For the first time ever, the extensive 1880s-era correspondence between Helen Keller, her teacher Anne Sullivan and Sullivan’s mentor at Perkins School for the Blind, Michael Anagnos, are available online. An unusual collaboration between the American Antiquarian Society and Perkins (www.perkinsarchives.org) harnesses the power of social media to create a revealing new online exhibit that unites previously separate collections in a single online showcase:www.flickr.com/photos/perkinsarchive/collections/72157629303816171. The announcement is timely, since October is both World Blindness Awareness Month and American Archives Month.
The story of how Anne Sullivan unlocked Helen Keller’s brilliant intellect is well documented in literature, such as William Gibson’s Tony and Oscar winning work, The Miracle Worker. Yet these letters provide even deeper and more detailed insights to historians, writers, educators and all who are fascinated by Keller, one of the most admired and beloved figures of the 20th century. The digital archives allow viewing anytime from anywhere without handling the primary documents, thus preserving the fragile and valuable letters. The digital scans are clear and vivid, and the online collections also give researchers transcribed text. Betsy McGinnity, director of Perkins Training and Educational Resources Program, says, “Combining the AAS and Perkins archives helps put each individual letter in context. And the transcriptions can be accessed using computer screen readers – a real boon for users who are visually impaired.”
Thanks to a National Endowment for the Humanities grant, Perkins will digitize selected 19thcentury materials in its archives, such as the 1886-1895 correspondence between Perkins second director, Michael Anagnos, and Helen Keller’s parents, as well as a series of missives between Anagnos and Sullivan, all of which illuminate Keller’s early education. Also included in this collection are some of the earliest letters written by Helen Keller herself, when she was between the ages of 8 and 11 years old. Her letters to Anagnos show the great bond of affection between the two. Written in Helen’s own hand, these astonishing letters display the child’s exceptional intelligence. One is even written in French. They demonstrate her playful sense of humor, as well as her curious and eager mind.
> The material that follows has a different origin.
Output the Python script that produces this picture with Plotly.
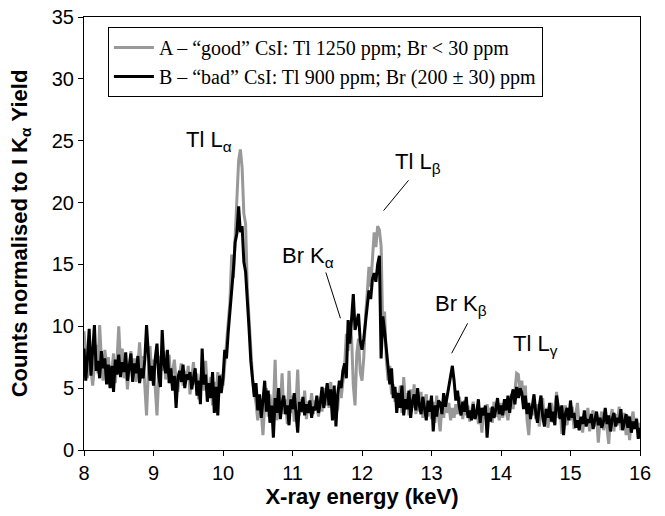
import plotly.graph_objects as go

# ---------------- data ----------------
energy_start = 8.0
energy_step = 0.025
n_points = 321
energy_keV = [round(energy_start + energy_step * i, 3) for i in range(n_points)]

# Sample A - "good" CsI (grey)
counts_A = [
    9.6, 7.3, 5.8, 8.8, 6.5, 5.2, 7.0, 8.5, 6.2, 10.1, 7.4, 5.6, 8.1, 6.7, 7.5, 5.9, 6.3, 7.8, 5.4, 7.2,
    10.0, 6.9, 8.2, 5.8, 7.1, 4.9, 6.6, 8.0, 6.0, 7.4, 5.5, 6.8, 8.7, 6.4, 7.6, 5.3, 2.8, 6.2, 8.4, 6.0,
    7.3, 5.0, 2.8, 5.9, 7.6, 6.4, 8.0, 5.7, 6.9, 7.7, 5.4, 6.5, 7.3, 5.6, 4.7, 6.1, 7.0, 5.2, 6.4, 5.6,
    6.8, 4.5, 6.0, 7.1, 5.3, 6.2, 4.1, 5.7, 6.5, 4.8, 7.2, 5.0, 4.4, 5.9, 3.6, 5.5, 4.2, 6.3, 4.9, 6.1,
    5.2, 6.8, 8.6, 9.8, 12.0, 15.8, 13.9, 17.2, 20.6, 23.4, 24.3, 22.8, 19.1, 18.3, 13.0, 10.2, 7.6, 5.8, 4.6, 3.8,
    2.4, 4.0, 3.1, 1.2, 3.6, 5.0, 2.7, 4.5, 3.2, 3.4, 7.3, 2.4, 4.7, 3.3, 6.2, 2.9, 4.1, 2.1, 6.4, 3.0,
    4.4, 2.3, 3.7, 6.5, 2.8, 4.1, 3.0, 4.8, 2.5, 3.9, 3.3, 4.6, 2.9, 4.0, 3.5, 2.7, 4.3, 3.1, 5.0, 3.6,
    4.8, 3.4, 5.5, 2.9, 4.2, 3.0, 3.3, 5.1, 4.2, 5.4, 6.8, 9.4, 8.0, 10.3, 9.1, 5.2, 3.6, 7.8, 9.0, 6.3,
    5.6, 7.4, 10.8, 12.6, 14.8, 13.2, 16.0, 17.6, 16.4, 18.1, 17.8, 16.5, 9.4, 11.2, 7.3, 5.6, 6.8, 4.5, 5.3, 3.9,
    4.7, 3.6, 5.2, 3.0, 5.9, 3.8, 4.6, 2.8, 4.9, 3.4, 5.3, 2.9, 4.2, 3.1, 4.7, 2.6, 3.9, 4.5, 2.7, 3.8,
    2.5, 3.9, 2.2, 4.4, 2.8, 1.5, 3.6, 2.6, 4.1, 3.0, 3.8, 2.4, 3.4, 2.6, 3.7, 2.9, 4.3, 3.2, 2.5, 4.0,
    2.8, 3.6, 2.3, 3.1, 3.9, 2.6, 3.3, 2.1, 3.0, 1.4, 3.2, 2.5, 3.7, 2.8, 3.4, 2.2, 3.9, 2.7, 3.3, 2.4,
    3.8, 2.6, 4.0, 3.1, 2.4, 3.6, 4.5, 3.3, 5.0, 6.2, 6.1, 4.4, 5.6, 3.6, 5.2, 2.4, 1.2, 3.5, 2.8, 4.0,
    2.5, 3.7, 1.9, 3.0, 4.2, 2.4, 3.4, 1.8, 2.9, 3.8, 2.2, 3.3, 4.7, 2.6, 3.5, 1.3, 2.8, 3.6, 2.0, 3.1,
    2.4, 3.5, 1.7, 2.9, 3.8, 2.1, 2.6, 1.4, 3.0, 2.3, 3.4, 1.5, 2.7, 3.2, 1.9, 2.8, 0.6, 2.4, 3.1, 1.6,
    2.7, 1.8, 0.5, 2.6, 3.3, 1.5, 2.9, 2.0, 3.5, 1.6, 2.5, 3.0, 1.2, 2.8, 0.8, 2.4, 3.1, 1.7, 2.6, 1.4,
    2.2,
]

# Sample B - "bad" CsI (black)
counts_B = [
    8.2, 5.6, 7.5, 9.8, 6.0, 8.6, 10.1, 6.4, 7.2, 5.8, 8.0, 6.6, 7.4, 5.3, 6.9, 5.0, 6.8, 4.7, 7.3, 6.1,
    7.7, 5.9, 7.1, 6.3, 7.9, 5.6, 6.7, 7.8, 5.5, 7.0, 6.2, 7.6, 5.4, 6.6, 5.8, 7.3, 10.1, 8.0, 5.6, 6.8,
    5.2, 7.4, 8.6, 6.0, 5.1, 9.7, 7.0, 6.2, 8.1, 5.4, 6.6, 4.8, 6.0, 3.4, 5.8, 6.4, 5.5, 6.9, 5.0, 6.1,
    5.7, 6.3, 4.9, 5.8, 6.6, 4.4, 5.6, 3.7, 8.2, 5.3, 6.1, 3.9, 5.4, 4.2, 6.3, 3.0, 5.1, 2.8, 6.0, 4.6,
    5.8, 8.1, 7.4, 9.5, 11.2, 12.3, 14.6, 16.8, 17.5, 19.7, 17.6, 18.1, 15.2, 14.4, 11.6, 9.8, 7.2, 6.0, 4.3, 5.4,
    3.2, 4.5, 2.6, 4.0, 5.6, 3.1, 4.8, 2.2, 3.6, 1.0, 4.2, 3.0, 5.0, 2.5, 3.8, 4.4, 2.9, 3.6, 2.0, 4.1,
    3.3, 4.6, 2.7, 1.4, 3.9, 3.1, 4.3, 2.8, 3.7, 3.0, 4.0, 2.6, 3.5, 3.2, 4.4, 3.0, 3.8, 5.1, 3.4, 4.6,
    5.4, 3.6, 4.9, 2.4, 5.2, 1.9, 4.5, 5.6, 5.0, 6.4, 7.0, 5.8, 10.5, 8.6, 10.8, 12.6, 9.7, 10.4, 11.0, 8.8,
    8.1, 9.0, 10.2, 11.6, 12.9, 12.2, 13.8, 14.3, 13.6, 15.0, 15.7, 7.4, 10.8, 9.6, 8.1, 6.2, 5.3, 6.6, 4.2, 5.1,
    3.0, 4.6, 3.4, 5.2, 2.8, 4.1, 3.3, 4.8, 2.6, 3.9, 4.5, 3.2, 5.0, 3.6, 2.9, 4.3, 3.5, 2.4, 4.0, 3.1,
    4.4, 1.5, 3.6, 2.7, 4.0, 3.8, 2.9, 4.6, 3.5, 4.4, 5.3, 5.9, 6.8, 5.6, 4.0, 4.8, 3.5, 2.8, 3.9, 3.1,
    4.3, 2.6, 3.2, 2.4, 3.7, 2.5, 3.0, 4.1, 2.2, 3.4, 2.8, 3.6, 1.0, 3.0, 2.3, 3.5, 2.6, 3.3, 4.2, 2.9,
    3.6, 2.8, 4.1, 3.2, 4.4, 3.0, 4.3, 4.9, 3.7, 5.1, 4.2, 5.0, 4.6, 3.3, 4.4, 2.9, 3.8, 2.5, 3.4, 4.5,
    3.0, 2.2, 3.5, 4.4, 2.7, 1.9, 3.3, 2.6, 3.8, 2.3, 3.1, 2.0, 4.4, 3.2, 2.5, 3.6, 1.2, 2.9, 3.4, 2.4,
    4.0, 2.6, 3.0, 1.8, 2.4, 1.6, 2.7, 2.1, 3.2, 1.9, 2.5, 2.2, 2.9, 1.7, 2.4, 3.1, 2.0, 2.6, 1.8, 2.3,
    3.4, 2.1, 2.8, 1.5, 2.5, 3.0, 1.9, 2.6, 2.2, 3.3, 1.6, 2.4, 2.9, 1.8, 2.7, 1.4, 2.3, 1.7, 2.5, 0.9,
    1.8,
]

series_names = [
    "A \u2013 \u201cgood\u201d CsI: Tl 1250 ppm; Br < 30 ppm",
    "B \u2013 \u201cbad\u201d CsI: Tl 900 ppm; Br (200 \u00b1 30) ppm",
]

peak_labels = ["Tl L<sub>\u03b1</sub>", "Tl L<sub>\u03b2</sub>", "Br K<sub>\u03b1</sub>",
               "Br K<sub>\u03b2</sub>", "Tl L<sub>\u03b3</sub>"]
peak_label_x = [9.8, 12.81, 11.22, 13.42, 14.49]
peak_label_y = [25.0, 23.2, 15.6, 11.7, 8.5]

# leader lines (label -> peak)
leader_x0 = [12.67, 11.48, 13.52]
leader_y0 = [21.8, 14.35, 10.24]
leader_x1 = [12.31, 11.69, 13.29]
leader_y1 = [19.35, 10.65, 7.82]

# ---------------- figure ----------------
SANS = "Liberation Sans, Arial"
fig = go.Figure()
fig.add_trace(go.Scatter(x=energy_keV, y=counts_A, mode="lines", name=series_names[0],
                         line=dict(color="#999999", width=3)))
fig.add_trace(go.Scatter(x=energy_keV, y=counts_B, mode="lines", name=series_names[1],
                         line=dict(color="#000000", width=3)))

for t, x, y in zip(peak_labels, peak_label_x, peak_label_y):
    fig.add_annotation(x=x, y=y, text=t, showarrow=False,
                       font=dict(family=SANS, size=22, color="black"))

for x0, y0, x1, y1 in zip(leader_x0, leader_y0, leader_x1, leader_y1):
    fig.add_shape(type="line", x0=x0, y0=y0, x1=x1, y1=y1, xref="x", yref="y",
                  line=dict(color="black", width=1))

axis_common = dict(showline=True, linecolor="black", linewidth=1, mirror=True,
                   ticks="outside", ticklen=5, tickcolor="black", showgrid=False, zeroline=False,
                   automargin=False,
                   tickfont=dict(family=SANS, size=20, color="black"))

fig.update_xaxes(range=[8, 16], dtick=1, tick0=8,
                 title=dict(text="<b>X-ray energy (keV)</b>", standoff=4,
                            font=dict(family=SANS, size=22, color="black")),
                 **axis_common)
fig.update_yaxes(range=[0, 35], dtick=5, tick0=0,
                 title=dict(text="<b>Counts normalised to I K<sub>\u03b1</sub> Yield</b>", standoff=18,
                            font=dict(family=SANS, size=22, color="black")),
                 **axis_common)

fig.update_layout(
    width=665, height=516,
    margin=dict(l=84, r=25, t=17, b=66),
    paper_bgcolor="white", plot_bgcolor="white",
    showlegend=True,
    legend=dict(x=0.043, y=0.977, xanchor="left", yanchor="top",
                bgcolor="white", bordercolor="black", borderwidth=1,
                itemwidth=40,
                font=dict(family="Liberation Serif, Times New Roman", size=20, color="black"),
                tracegroupgap=0),
)

# remove the default 8 px page margin so the figure fills the window exactly
fig.write_html("out.html",
               config={"displayModeBar": False},
               post_script="document.body.style.margin='0px';document.body.style.overflow='hidden';")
Sullivan’s letters to Anagnos outline her challenges, her triumphs, and her joy at Helen’s rapid progress. In her first letter written March 13, 1887, less than two weeks after the novice tutor arrived at the Kellers’ Alabama home, Sullivan writes of the child, “I find considerable trouble in controlling her.” Not long after that, however, she bursts with enthusiasm, writing, “Never did a teacher have more reason to be proud of a pupil. A sweeter or brighter child it would be impossible to find…”The evidence of wisdom gained by human struggle in the collected correspondence is both instructive and inspirational. Later in life, Keller wrote, “Usefulness, I believe, is the highest joy…” How fitting that others can now use and learn from these documents from her childhood.
By joining forces to create this online archive, AAS and Perkins achieve many shared goals, proving the adage that the whole is greater than the sum of its parts. As David McCullough says in an AAS video, “One of the lessons of history is that very little of consequence is accomplished alone.”